┌──

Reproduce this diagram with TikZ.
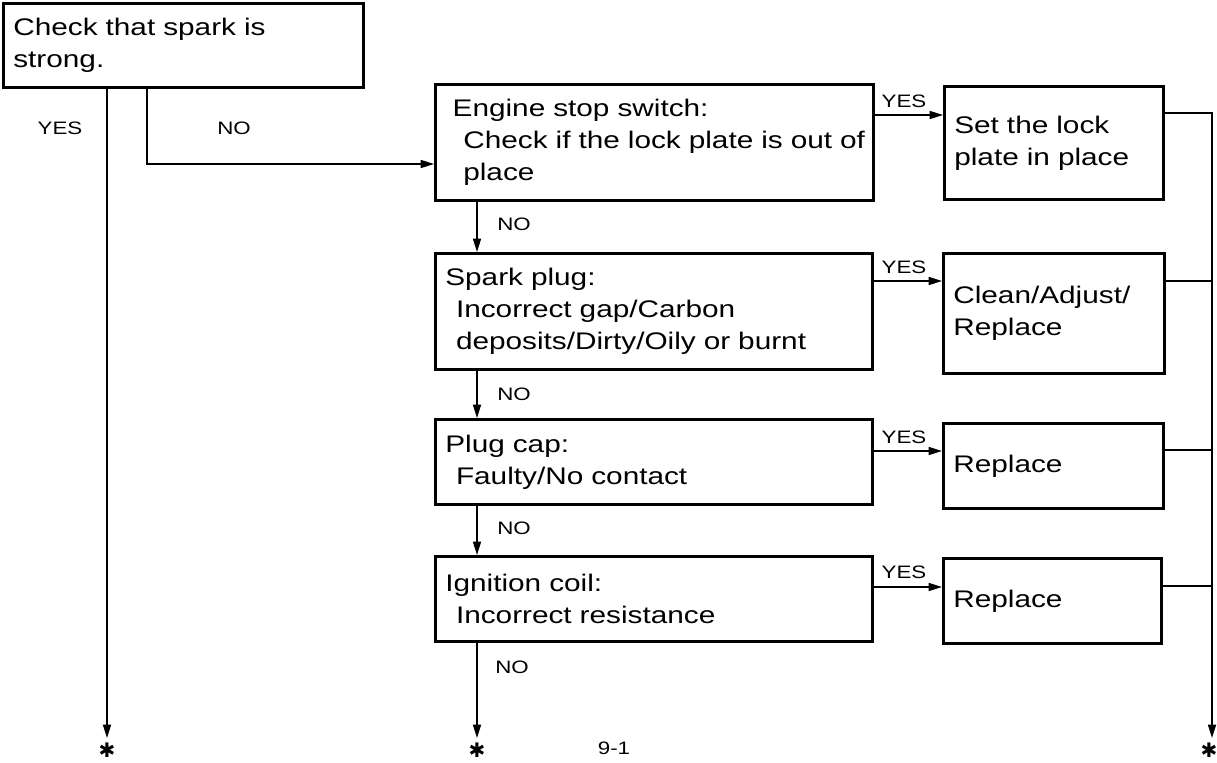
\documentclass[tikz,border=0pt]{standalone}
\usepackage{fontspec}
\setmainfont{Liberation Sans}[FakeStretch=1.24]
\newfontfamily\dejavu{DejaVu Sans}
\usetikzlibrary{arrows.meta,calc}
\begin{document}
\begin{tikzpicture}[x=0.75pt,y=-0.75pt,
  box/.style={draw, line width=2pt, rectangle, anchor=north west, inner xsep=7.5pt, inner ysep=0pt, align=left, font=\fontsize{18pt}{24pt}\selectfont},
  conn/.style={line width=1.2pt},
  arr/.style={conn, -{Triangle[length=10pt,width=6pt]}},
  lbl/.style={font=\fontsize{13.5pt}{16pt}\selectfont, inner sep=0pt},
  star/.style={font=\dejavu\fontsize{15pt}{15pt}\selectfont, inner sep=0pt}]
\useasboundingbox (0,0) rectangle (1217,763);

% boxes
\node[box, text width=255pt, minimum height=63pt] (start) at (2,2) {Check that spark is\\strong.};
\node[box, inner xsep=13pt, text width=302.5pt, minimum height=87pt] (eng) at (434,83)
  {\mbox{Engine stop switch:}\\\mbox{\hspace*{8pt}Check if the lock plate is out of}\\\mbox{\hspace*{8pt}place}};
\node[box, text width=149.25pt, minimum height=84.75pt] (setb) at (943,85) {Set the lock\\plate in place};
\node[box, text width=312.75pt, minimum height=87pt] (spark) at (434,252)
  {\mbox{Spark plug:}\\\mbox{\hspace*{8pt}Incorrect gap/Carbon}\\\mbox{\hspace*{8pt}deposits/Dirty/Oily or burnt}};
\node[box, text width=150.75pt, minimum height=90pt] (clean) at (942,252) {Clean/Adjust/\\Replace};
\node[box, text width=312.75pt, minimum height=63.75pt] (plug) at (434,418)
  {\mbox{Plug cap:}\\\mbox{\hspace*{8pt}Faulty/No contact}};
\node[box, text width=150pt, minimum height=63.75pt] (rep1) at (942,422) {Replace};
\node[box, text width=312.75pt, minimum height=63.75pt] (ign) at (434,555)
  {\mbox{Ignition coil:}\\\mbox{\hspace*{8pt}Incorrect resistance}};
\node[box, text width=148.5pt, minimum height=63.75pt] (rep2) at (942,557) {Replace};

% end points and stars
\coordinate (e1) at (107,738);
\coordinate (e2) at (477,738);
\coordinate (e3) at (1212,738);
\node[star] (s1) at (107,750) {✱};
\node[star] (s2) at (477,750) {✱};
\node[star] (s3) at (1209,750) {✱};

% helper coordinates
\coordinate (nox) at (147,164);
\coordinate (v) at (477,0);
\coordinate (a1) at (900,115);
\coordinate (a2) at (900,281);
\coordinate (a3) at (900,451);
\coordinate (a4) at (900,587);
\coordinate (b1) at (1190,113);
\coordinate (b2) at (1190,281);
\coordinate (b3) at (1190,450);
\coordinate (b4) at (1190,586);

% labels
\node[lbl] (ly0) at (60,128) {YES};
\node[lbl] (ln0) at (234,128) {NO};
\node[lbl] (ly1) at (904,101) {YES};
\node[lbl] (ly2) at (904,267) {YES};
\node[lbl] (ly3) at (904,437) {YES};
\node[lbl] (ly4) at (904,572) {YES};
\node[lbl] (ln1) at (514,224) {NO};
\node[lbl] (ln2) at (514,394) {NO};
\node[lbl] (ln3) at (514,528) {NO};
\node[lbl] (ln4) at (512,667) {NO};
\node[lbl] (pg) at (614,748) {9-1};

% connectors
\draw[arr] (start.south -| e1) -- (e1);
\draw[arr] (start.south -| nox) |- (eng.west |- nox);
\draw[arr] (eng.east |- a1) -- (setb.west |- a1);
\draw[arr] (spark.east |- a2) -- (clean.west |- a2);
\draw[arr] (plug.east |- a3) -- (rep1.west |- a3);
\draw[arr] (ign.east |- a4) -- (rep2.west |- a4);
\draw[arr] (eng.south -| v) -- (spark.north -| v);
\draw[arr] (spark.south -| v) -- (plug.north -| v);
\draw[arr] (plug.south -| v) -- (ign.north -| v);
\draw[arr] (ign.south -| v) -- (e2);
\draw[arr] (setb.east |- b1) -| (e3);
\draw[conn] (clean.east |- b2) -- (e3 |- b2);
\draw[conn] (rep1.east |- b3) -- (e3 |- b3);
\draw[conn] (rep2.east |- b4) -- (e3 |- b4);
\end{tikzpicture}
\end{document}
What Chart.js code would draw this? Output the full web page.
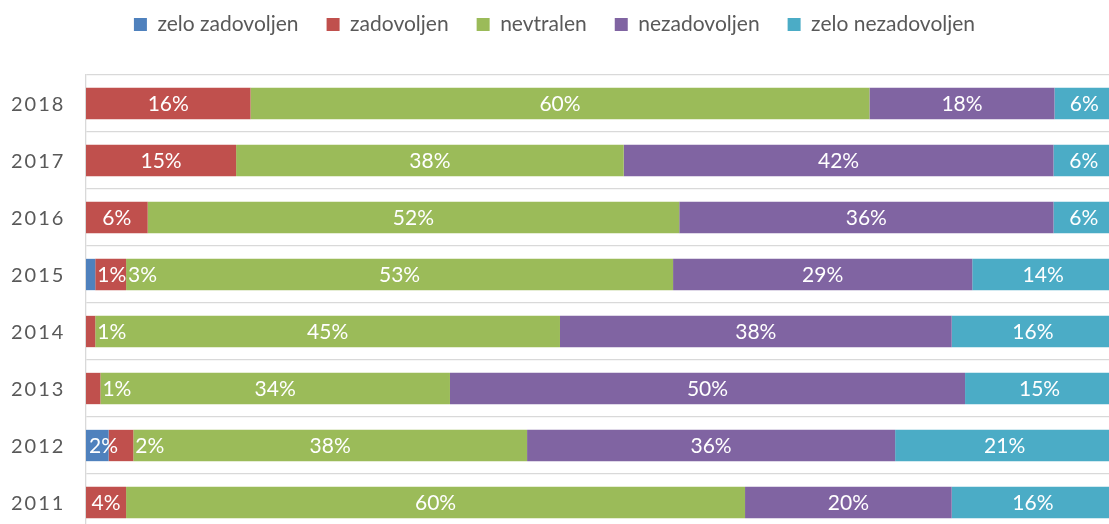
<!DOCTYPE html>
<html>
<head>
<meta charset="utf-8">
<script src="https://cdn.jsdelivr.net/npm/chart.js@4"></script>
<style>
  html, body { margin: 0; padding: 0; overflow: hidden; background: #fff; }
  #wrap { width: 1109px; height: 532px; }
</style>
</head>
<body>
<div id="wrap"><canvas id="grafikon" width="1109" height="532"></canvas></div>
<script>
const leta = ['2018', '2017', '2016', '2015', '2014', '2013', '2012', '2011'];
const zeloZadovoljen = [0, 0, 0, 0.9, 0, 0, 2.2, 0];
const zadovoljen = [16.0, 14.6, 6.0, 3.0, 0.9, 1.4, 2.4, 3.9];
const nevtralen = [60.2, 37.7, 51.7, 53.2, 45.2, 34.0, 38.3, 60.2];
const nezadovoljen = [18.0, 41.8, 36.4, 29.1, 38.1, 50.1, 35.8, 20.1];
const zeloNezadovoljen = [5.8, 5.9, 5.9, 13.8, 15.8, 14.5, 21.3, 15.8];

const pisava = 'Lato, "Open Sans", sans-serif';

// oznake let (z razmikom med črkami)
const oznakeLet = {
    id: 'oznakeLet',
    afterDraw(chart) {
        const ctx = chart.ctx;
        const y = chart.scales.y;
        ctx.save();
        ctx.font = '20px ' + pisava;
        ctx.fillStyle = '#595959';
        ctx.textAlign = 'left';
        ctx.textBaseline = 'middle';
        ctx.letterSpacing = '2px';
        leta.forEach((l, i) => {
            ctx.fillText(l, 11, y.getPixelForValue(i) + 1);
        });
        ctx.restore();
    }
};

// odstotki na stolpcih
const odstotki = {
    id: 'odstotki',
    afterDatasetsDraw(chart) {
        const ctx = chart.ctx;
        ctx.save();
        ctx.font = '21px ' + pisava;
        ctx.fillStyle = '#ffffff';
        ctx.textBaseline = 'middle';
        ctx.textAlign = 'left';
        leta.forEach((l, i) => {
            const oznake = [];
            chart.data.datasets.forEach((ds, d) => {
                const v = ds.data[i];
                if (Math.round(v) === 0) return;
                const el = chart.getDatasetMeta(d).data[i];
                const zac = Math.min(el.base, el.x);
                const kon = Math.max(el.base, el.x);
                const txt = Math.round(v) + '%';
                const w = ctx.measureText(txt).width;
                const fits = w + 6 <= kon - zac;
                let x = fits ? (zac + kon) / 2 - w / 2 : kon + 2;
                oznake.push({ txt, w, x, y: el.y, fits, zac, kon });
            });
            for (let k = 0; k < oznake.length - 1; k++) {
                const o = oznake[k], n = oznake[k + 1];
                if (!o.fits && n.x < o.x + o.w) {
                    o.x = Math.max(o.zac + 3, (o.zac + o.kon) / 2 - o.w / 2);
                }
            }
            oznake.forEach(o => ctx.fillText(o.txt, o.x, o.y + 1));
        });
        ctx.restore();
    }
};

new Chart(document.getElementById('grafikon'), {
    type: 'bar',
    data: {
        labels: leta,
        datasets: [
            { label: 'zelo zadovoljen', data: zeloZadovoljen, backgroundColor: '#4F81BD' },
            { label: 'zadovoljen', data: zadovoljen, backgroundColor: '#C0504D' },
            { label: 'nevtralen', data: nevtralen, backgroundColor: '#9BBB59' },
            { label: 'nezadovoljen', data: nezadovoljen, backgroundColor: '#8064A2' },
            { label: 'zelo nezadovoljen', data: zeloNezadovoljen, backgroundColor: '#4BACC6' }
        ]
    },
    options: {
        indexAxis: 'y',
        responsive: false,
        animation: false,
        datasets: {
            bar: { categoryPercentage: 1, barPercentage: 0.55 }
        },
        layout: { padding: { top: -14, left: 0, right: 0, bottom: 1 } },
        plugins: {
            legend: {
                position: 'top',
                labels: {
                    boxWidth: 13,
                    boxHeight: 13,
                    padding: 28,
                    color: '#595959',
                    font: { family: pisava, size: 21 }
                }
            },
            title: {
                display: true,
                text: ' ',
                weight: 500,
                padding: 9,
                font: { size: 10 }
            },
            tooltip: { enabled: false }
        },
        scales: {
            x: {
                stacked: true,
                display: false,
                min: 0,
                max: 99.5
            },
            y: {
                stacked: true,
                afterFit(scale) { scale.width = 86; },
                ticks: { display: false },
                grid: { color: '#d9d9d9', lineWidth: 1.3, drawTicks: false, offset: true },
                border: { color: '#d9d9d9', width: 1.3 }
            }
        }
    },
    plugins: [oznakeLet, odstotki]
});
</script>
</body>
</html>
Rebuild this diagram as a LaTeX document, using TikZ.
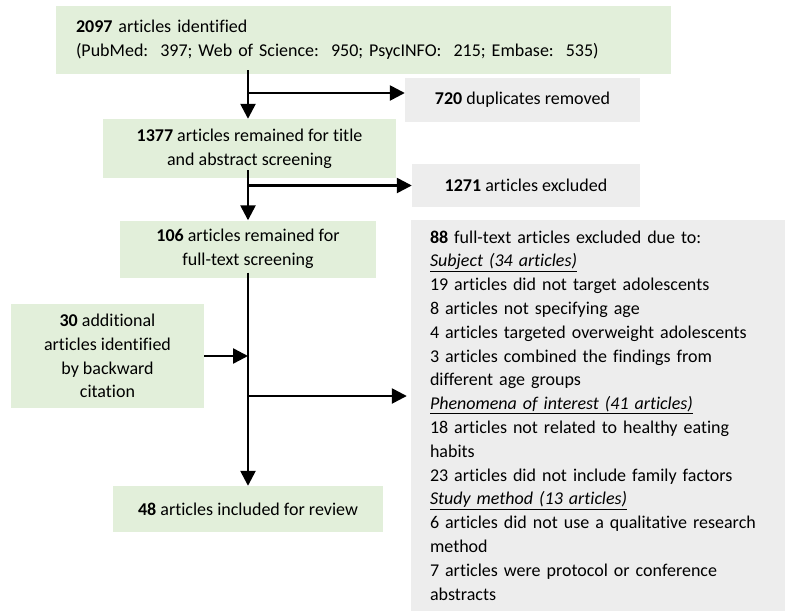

└──

▶ _Request_: Copy nothing but the lines from the first one in the listing through the line with "(0,0) rectangle (1217,763);", and omit the pictures.

▶ _Exercise response_:
Reproduce this diagram with TikZ.
\documentclass[tikz,border=0pt]{standalone}
\usepackage{fontspec}
\setmainfont{Liberation Sans}[FakeStretch=1.24]
\newfontfamily\dejavu{DejaVu Sans}
\usetikzlibrary{arrows.meta,calc}
\begin{document}
\begin{tikzpicture}[x=0.75pt,y=-0.75pt,
  box/.style={draw, line width=2pt, rectangle, anchor=north west, inner xsep=7.5pt, inner ysep=0pt, align=left, font=\fontsize{18pt}{24pt}\selectfont},
  conn/.style={line width=1.2pt},
  arr/.style={conn, -{Triangle[length=10pt,width=6pt]}},
  lbl/.style={font=\fontsize{13.5pt}{16pt}\selectfont, inner sep=0pt},
  star/.style={font=\dejavu\fontsize{15pt}{15pt}\selectfont, inner sep=0pt}]
\useasboundingbox (0,0) rectangle (1217,763);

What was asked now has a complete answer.